Bavarian Nordic has found a taker for the Chinese rights to its RSV vaccine candidate. Nuance Pharma has taken the other side of the deal, handing over $12.5 million and committing to $212.5 million more in milestones to license the drug in China, South Korea and some other markets in Southeast Asia. 

The deal covers regional rights to MVA-BN RSV, a vaccine candidate that uses five RSV antigens to try to stimulate a broad immune response against both subtypes of the virus that is equivalent to how the body responds to infection with the pathogen. Bavarian Nordic sees Shanghai-based Nuance as the right company to take the candidate through a phase 3 trial and onto the market in China.

“Their regional presence combined with a strong leadership and focus on respiratory diseases provides a unique first-to-market opportunity for MVA-BN RSV to fulfill the unmet need for a vaccine to prevent severe disease from RSV infections in the aging Chinese population,” Bavarian Nordic CEO Paul Chaplin said in a statement. 

Nuance, a drug developer that has previously licensed candidates from companies including Antibe Therapeutics and Verona Pharma, is risking relatively little upfront for a shot at being first to market with a RSV vaccine for seniors.
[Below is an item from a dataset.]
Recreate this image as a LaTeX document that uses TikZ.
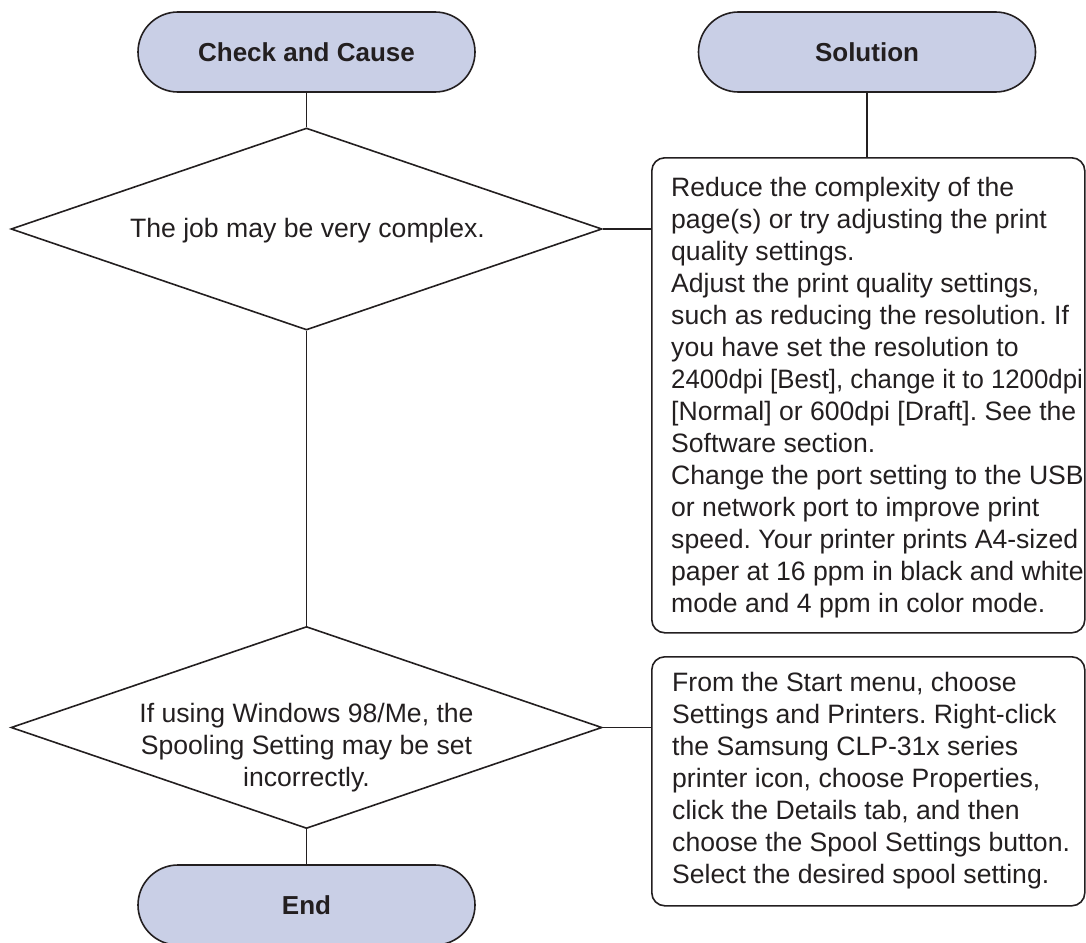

But the cost of the program could rise quickly as the company embarks on its late-phase program and starts paying out the milestones. 

Bavarian Nordic is now nearing the start of its own, self-funded phase 3 trial of the vaccine, with a study in the U.S. and Germany set to get underway by the midpoint of the year. The development strategy has been complicated by responses to COVID-19 such as masks and social distancing, which kept RSV cases below normal levels some of the time and resulted in out-of-season surges as restrictions were lifted.

With the situation normalizing in many countries, Bavarian Nordic is now ready to run a phase 3 trial it hopes will generate the data to support a filing for FDA approval. The phase 3 study is set to enroll up to 20,000 subjects across multiple geographies and to run over the course of one year. Once follow-up work in 2023 and 2024 is factored in, Bavarian Nordic expects the study to cost around $250 million.

Bavarian Nordic is committing the cash despite trailing other RSV vaccine developers. GlaxoSmithKline, which has run into trouble in the maternal population, is closing in on the release of phase 3 data on its RSV vaccine in older adults. Johnson & Johnson and Pfizer are also in phase 3 in older adults.